Audition, além de tudo o que se fala, é uma aula de cinema, um banho de cultura cinematográfica e um paraíso para o cinéfilo num quebra-cabeças de linguagem.

Miike chega a parecer arrogante em tudo a que se propõe nesse filme, mas é com tal surpresa que ele consegue em pouco menos de duas horas destilar todo seu veneno, com uma paciência que só os grandes mestres sádicos podem ter (cito aqui Hitchcock, Bergman e Tarkovski).

Takashi Miike, não só é sádico ele é um analista dentro de seu sadismo, daqueles que recolhe cada lágrima, cada gota de sangue da vítima que já implora pelo golpe derradeiro, e após a análise irá encontrar uma maneira de fazê-la sofrer ainda mais com pequenos intervalos de prazer.

Não é fácil ser paciente assim, quando se atinge esse nível, nada mais digno que exibir seu novo título de mestre, e Miike é um dos poucos diretores recentes a ter esse direito.

Anônimo disse...

Bom, minha interpretação desta vez vai um pouco além dos conceitos que utilizei nas demais, colocando agora um pouco mais de compreensão e leitura própria sobre o que consegui visualizar na imensidão de significado presente em A Entrevista. Inclusive conversando com o Vander sobre nossas leituras, uma linha comum apareceu, em conformidade é claro com a área de atuação de cada um.

No meu caso, consegui visualizar também a mudança de ritmo dada por Takashi Miike durante o longa, que antropologicamente significaria uma espécie de transformação periódica da ocidentalização contemporânea japonesa à tradição ainda presente na mesma. Ou seja, considero que toda a construção que o diretor faz sobre a solidão dos protagonistas se dá neste caos contemporâneo, nesta ocidentalização simbolizada pelos planos curtos e movimentos rápidos de câmera (se não quando a mesma não está na mão). Assim, inclusive por comentários de algumas personagens, a solidão está presente inclusive dentro de grandes multidões e é o princípio ativo das ações que serão desempenhadas no decorrer do filme.

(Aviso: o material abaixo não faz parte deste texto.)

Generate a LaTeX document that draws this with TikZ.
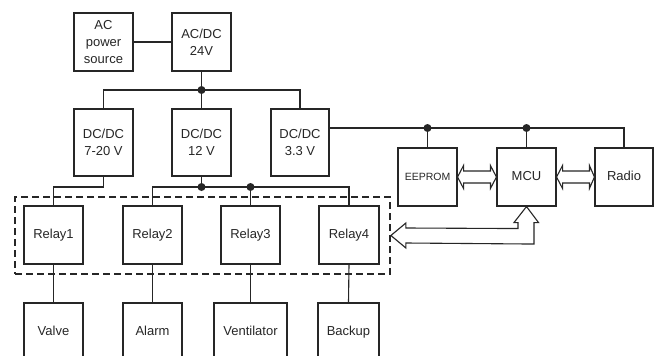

Quando do primeiro encontro das duas personagens (após a entrevista) as mesmas são colocadas em uma rua movimentadíssima, num plano aberto, presentes e juntas diante de uma multidão que se atropela, havendo aí a primeira mudança de ritmo e aproximação a um tipo de relacionamento "romântico" (ver discussão em Ondas do Destino), demonstrando que apesar da individualização inerente ao "caos ocidental" existe uma realidade diferente que é buscada e fortalecida pelo ajuntamento das duas solidões em um todo único.

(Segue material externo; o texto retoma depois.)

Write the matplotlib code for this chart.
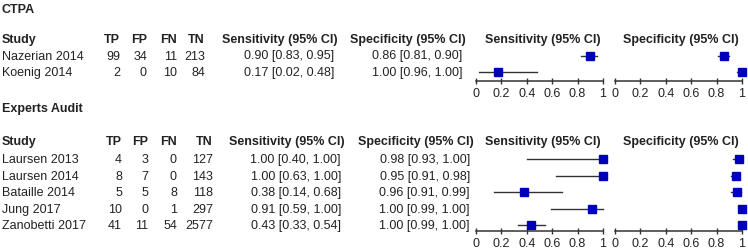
import matplotlib
matplotlib.use("Agg")
import matplotlib.pyplot as plt

plt.rcParams['font.family'] = ['Liberation Sans', 'DejaVu Sans']

# CTPA data
ctpa_study = ['Nazerian 2014', 'Koenig 2014']
ctpa_tp = [99, 2]
ctpa_fp = [34, 0]
ctpa_fn = [11, 10]
ctpa_tn = [213, 84]
ctpa_sens = [0.90, 0.17]
ctpa_sens_lo = [0.83, 0.02]
ctpa_sens_hi = [0.95, 0.48]
ctpa_spec = [0.86, 1.00]
ctpa_spec_lo = [0.81, 0.96]
ctpa_spec_hi = [0.90, 1.00]

# Experts Audit data
ea_study = ['Laursen 2013', 'Laursen 2014', 'Bataille 2014', 'Jung 2017', 'Zanobetti 2017']
ea_tp = [4, 8, 5, 10, 41]
ea_fp = [3, 7, 5, 0, 11]
ea_fn = [0, 0, 8, 1, 54]
ea_tn = [127, 143, 118, 297, 2577]
ea_sens = [1.00, 1.00, 0.38, 0.91, 0.43]
ea_sens_lo = [0.40, 0.63, 0.14, 0.59, 0.33]
ea_sens_hi = [1.00, 1.00, 0.68, 1.00, 0.54]
ea_spec = [0.98, 0.95, 0.96, 1.00, 1.00]
ea_spec_lo = [0.93, 0.91, 0.91, 0.99, 0.99]
ea_spec_hi = [1.00, 0.98, 0.99, 1.00, 1.00]

tick_vals = [0, 0.2, 0.4, 0.6, 0.8, 1]
tick_labels = ['0', '0.2', '0.4', '0.6', '0.8', '1']

W, H = 748, 251
TXT = '#222222'
BLUE = '#0000bb'
LINE = '#333333'
FS = 9

fig = plt.figure(figsize=(W / 100, H / 100), dpi=100)


def fx(px):
    return px / W


def fy(py):
    return 1 - py / H


def txt(x, y, s, ha='left', bold=False):
    fig.text(fx(x), fy(y), s, ha=ha, va='center', fontsize=FS, color=TXT,
             fontweight='bold' if bold else 'normal')


def forest(left, right, top_px, bottom_px, row0, step, est, lo, hi):
    n = len(est)
    ax = fig.add_axes([fx(left), fy(bottom_px), fx(right - left), (bottom_px - top_px) / H])
    for i in range(n):
        ax.plot([lo[i], hi[i]], [i, i], color=LINE, lw=1, clip_on=False)
        ax.plot(est[i], i, marker='s', ms=6, color=BLUE, clip_on=False)
    ax.set_xlim(0, 1)
    ax.set_ylim((bottom_px - row0) / step, (top_px - row0) / step)
    for s in ['top', 'right', 'left']:
        ax.spines[s].set_visible(False)
    ax.spines['bottom'].set_color(LINE)
    ax.spines['bottom'].set_linewidth(1.1)
    ax.set_yticks([])
    ax.set_xticks(tick_vals)
    ax.set_xticklabels(tick_labels)
    ax.tick_params(axis='x', direction='inout', length=5, width=1, color=LINE,
                   labelsize=FS, labelcolor=TXT, pad=1.5)
    ax.patch.set_visible(False)
    return ax


def section(title, title_y, head_y, row0, step, cols, study, tp, fp, fn, tn,
            sens, sens_lo, sens_hi, spec, spec_lo, spec_hi, axis_y):
    txt(2, title_y, title, bold=True)
    txt(2, head_y, 'Study', bold=True)
    txt(cols[0], head_y, 'TP', ha='right', bold=True)
    txt(cols[1], head_y, 'FP', ha='right', bold=True)
    txt(cols[2], head_y, 'FN', ha='right', bold=True)
    txt(cols[3], head_y, 'TN', ha='right', bold=True)
    txt(cols[4], head_y, 'Sensitivity (95% CI)', ha='right', bold=True)
    txt(cols[5], head_y, 'Specificity (95% CI)', ha='right', bold=True)
    txt(543, head_y, 'Sensitivity (95% CI)', ha='center', bold=True)
    txt(681, head_y, 'Specificity (95% CI)', ha='center', bold=True)
    for i in range(len(study)):
        y = row0 + i * step
        txt(2, y, study[i])
        txt(cols[0], y, str(tp[i]), ha='right')
        txt(cols[1], y, str(fp[i]), ha='right')
        txt(cols[2], y, str(fn[i]), ha='right')
        txt(cols[3], y, str(tn[i]), ha='right')
        txt(cols[4] - 4, y, f'{sens[i]:.2f} [{sens_lo[i]:.2f}, {sens_hi[i]:.2f}]', ha='right')
        txt(cols[5] - 4, y, f'{spec[i]:.2f} [{spec_lo[i]:.2f}, {spec_hi[i]:.2f}]', ha='right')
    forest(476, 603, head_y + 8, axis_y, row0, step, sens, sens_lo, sens_hi)
    forest(615, 742, head_y + 8, axis_y, row0, step, spec, spec_lo, spec_hi)


section('CTPA', 10, 40, 56.5, 16.8, [120, 147, 177, 205, 338, 466],
        ctpa_study, ctpa_tp, ctpa_fp, ctpa_fn, ctpa_tn,
        ctpa_sens, ctpa_sens_lo, ctpa_sens_hi, ctpa_spec, ctpa_spec_lo, ctpa_spec_hi, 82)

section('Experts Audit', 109, 142, 160, 16.6, [122, 148, 177, 213, 345, 474],
        ea_study, ea_tp, ea_fp, ea_fn, ea_tn,
        ea_sens, ea_sens_lo, ea_sens_hi, ea_spec, ea_spec_lo, ea_spec_hi, 232)

fig.savefig('out.png', dpi=100)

As coisas correm muito bem até quando a personagem de Asami começa a sentir-se insegura e some (amor confluente também discutido em Ondas do Destino), fazendo com que a direção se volte novamente ao caos do ínico. Aoyama então começa uma busca, digna de Dom Quixote pela sua Dulcinéia, defrontando-se com figuras tradicionais da cultura japonesa em suas diversas significações, tais como o velho, a criança, chegando finalmente a subversão das mesmas quando da sua alucinação com a figura da ex-mulher, a namorada do filho, a colega de trabalho, o homem multilado e o horror causado pela violência excessiva, supostamente aplicada por Asami.

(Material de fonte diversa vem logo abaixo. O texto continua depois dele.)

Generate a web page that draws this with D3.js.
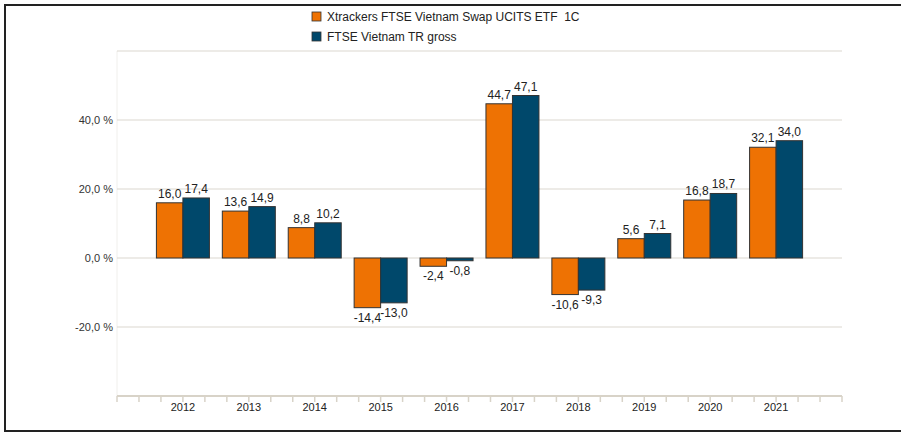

Por fim, na sequência de tortura final, pode-se ainda fazer uma relação possível ainda nesta linha de subversão da tradição, sendo que quando pensamos a respeito do relacionamento amoroso tradicional japonês (e porque não o ocidental também?) temos a monogamia presente e respeitada mas também o prazer físico concedido pelas concumbinas. Asami, que em diversos momentos pede para ser a única, acaba fazendo o papel da esposa tradicional, traída pelas demais atrizes selecionadas para a entrevista, que neste caso seriam as comcumbinas. Assim, ela, ferida em sua honra utiliza-se da violência, tal qual se coloca na tradição oriental, quando aquela é intrinsecamente vinculada à postura individual de um samurai, guerreiro ou mesmo um homem "comum" mas íntegro, podendo então vingar-se de seu amado de forma legítima.

Em resumo, penso que Miike, inclusive por verificar esta mesma postura em outros filmes dele, diverte-se em apresentar a tradição japonesa não mais como um axioma, mas como um signo passível de interpretação, sendo que os incensos que significariam a aproximação superior entre o homem mortal e as forças superiores, podem ser utilizados agora como instrumentos de tortura; a sabedoria do velho que subverte-se em perverção e a figura da mulher que de submissa transforma-se em guerreira honrosa com sua violência legitimada por esta mesma cultura.

"Hana yori dango."
(Provérbio Japonês que significa: Antes de flores, comida.)